**Your objective**
Examine the material below. Gather every line in which the string "code" appears.

**Records from a data source**
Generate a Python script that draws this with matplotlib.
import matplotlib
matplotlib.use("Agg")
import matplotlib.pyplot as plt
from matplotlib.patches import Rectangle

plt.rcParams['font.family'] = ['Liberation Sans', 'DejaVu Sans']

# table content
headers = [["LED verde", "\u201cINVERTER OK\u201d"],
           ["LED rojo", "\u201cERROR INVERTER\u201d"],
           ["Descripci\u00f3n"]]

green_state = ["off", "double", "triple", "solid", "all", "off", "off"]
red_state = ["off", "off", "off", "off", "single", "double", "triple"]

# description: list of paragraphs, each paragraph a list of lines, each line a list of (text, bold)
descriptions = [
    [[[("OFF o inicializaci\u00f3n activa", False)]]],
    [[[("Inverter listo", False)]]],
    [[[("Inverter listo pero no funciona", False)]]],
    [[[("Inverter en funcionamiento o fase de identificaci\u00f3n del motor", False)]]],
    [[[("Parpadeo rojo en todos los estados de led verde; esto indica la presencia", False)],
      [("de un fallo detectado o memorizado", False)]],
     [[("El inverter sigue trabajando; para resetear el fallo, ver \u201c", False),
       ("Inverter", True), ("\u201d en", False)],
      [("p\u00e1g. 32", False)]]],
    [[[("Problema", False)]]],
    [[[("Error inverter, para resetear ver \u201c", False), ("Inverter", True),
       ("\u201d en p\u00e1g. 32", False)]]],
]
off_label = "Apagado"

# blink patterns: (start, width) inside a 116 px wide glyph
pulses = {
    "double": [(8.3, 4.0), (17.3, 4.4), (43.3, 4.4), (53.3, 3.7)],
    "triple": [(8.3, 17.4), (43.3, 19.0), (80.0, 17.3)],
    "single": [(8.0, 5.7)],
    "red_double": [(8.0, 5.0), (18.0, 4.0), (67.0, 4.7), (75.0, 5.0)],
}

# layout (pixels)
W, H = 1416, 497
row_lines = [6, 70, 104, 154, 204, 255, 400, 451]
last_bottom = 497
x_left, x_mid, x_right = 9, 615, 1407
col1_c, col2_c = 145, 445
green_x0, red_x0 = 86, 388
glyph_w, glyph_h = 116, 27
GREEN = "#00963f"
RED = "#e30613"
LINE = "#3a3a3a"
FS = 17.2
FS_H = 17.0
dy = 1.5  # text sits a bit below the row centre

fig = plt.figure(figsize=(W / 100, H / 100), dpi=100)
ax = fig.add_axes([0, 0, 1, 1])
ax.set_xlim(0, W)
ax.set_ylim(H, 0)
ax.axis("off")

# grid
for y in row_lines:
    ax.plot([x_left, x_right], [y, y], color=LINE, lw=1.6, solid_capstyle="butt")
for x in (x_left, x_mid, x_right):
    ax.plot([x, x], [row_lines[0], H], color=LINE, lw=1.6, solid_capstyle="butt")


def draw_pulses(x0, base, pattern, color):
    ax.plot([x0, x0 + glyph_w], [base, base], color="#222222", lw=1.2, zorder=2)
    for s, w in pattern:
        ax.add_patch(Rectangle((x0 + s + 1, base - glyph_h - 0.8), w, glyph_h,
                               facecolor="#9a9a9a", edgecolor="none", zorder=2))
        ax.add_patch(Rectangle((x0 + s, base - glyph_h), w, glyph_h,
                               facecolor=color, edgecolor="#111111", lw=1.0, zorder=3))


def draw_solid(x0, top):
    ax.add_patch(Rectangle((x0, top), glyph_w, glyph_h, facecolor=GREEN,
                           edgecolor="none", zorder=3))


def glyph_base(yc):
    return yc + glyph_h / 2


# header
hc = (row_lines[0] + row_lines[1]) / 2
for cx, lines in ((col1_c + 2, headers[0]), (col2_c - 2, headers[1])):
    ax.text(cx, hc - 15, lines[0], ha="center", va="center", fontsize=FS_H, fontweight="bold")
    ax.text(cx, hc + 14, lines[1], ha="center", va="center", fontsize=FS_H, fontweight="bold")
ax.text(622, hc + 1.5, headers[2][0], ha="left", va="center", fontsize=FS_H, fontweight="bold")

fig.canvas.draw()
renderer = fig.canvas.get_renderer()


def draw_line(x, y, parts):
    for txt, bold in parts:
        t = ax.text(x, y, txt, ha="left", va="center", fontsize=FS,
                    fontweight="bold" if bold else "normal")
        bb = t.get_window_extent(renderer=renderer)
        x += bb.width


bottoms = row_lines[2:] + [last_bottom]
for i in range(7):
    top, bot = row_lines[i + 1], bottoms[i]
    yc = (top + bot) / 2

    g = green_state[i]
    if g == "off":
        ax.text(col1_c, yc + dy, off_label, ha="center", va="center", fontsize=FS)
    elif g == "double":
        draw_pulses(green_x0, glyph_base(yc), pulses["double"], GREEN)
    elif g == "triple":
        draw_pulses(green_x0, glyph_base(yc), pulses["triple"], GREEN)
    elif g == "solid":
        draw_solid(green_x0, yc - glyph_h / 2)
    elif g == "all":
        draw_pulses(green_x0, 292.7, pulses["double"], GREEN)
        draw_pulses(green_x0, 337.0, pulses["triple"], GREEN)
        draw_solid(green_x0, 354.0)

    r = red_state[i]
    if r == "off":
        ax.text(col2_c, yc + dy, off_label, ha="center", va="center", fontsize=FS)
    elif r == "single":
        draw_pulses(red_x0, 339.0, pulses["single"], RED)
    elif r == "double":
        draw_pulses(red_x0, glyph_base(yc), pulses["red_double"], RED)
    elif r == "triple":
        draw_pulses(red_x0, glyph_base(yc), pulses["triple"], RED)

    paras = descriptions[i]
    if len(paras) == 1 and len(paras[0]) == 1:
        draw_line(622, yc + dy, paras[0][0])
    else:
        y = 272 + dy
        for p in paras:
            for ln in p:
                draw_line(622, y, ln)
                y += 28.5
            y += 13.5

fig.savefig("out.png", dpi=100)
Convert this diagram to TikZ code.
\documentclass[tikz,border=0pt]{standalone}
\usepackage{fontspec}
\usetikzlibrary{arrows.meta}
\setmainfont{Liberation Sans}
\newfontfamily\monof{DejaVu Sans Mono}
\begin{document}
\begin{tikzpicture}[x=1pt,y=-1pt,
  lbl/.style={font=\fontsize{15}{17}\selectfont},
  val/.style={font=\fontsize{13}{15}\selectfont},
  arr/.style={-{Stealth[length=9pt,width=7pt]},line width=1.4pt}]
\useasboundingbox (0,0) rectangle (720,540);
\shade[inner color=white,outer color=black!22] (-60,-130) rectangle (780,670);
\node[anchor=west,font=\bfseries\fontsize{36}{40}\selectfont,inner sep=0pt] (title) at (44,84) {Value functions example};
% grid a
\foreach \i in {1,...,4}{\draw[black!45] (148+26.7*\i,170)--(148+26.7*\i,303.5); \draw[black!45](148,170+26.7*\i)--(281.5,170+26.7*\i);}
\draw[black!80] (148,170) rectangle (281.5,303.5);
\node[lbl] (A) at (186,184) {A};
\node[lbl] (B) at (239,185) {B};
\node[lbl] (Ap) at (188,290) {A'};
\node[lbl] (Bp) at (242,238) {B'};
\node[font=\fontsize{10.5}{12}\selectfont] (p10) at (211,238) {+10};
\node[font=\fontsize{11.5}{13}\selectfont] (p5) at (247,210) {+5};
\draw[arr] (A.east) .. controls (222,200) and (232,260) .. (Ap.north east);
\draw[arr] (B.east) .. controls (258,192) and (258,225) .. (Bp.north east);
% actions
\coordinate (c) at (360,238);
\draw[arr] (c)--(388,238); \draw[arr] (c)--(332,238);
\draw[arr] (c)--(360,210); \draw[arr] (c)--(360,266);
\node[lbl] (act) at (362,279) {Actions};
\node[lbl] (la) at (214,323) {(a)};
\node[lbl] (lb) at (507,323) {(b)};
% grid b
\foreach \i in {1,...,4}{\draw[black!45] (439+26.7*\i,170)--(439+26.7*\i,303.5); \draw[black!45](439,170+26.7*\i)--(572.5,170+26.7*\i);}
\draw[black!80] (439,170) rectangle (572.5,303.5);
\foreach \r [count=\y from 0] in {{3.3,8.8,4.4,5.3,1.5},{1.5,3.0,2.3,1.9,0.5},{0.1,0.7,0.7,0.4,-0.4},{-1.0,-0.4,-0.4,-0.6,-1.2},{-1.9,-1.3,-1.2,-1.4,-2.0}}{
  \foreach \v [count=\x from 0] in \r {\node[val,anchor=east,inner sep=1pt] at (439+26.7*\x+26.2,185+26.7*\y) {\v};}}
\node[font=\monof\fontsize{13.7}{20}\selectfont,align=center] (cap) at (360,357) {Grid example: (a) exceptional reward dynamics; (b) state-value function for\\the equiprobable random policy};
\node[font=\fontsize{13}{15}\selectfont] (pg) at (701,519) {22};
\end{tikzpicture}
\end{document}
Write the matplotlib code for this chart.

**Finished exercise**
Convert this diagram to TikZ code.
Write the matplotlib code for this chart.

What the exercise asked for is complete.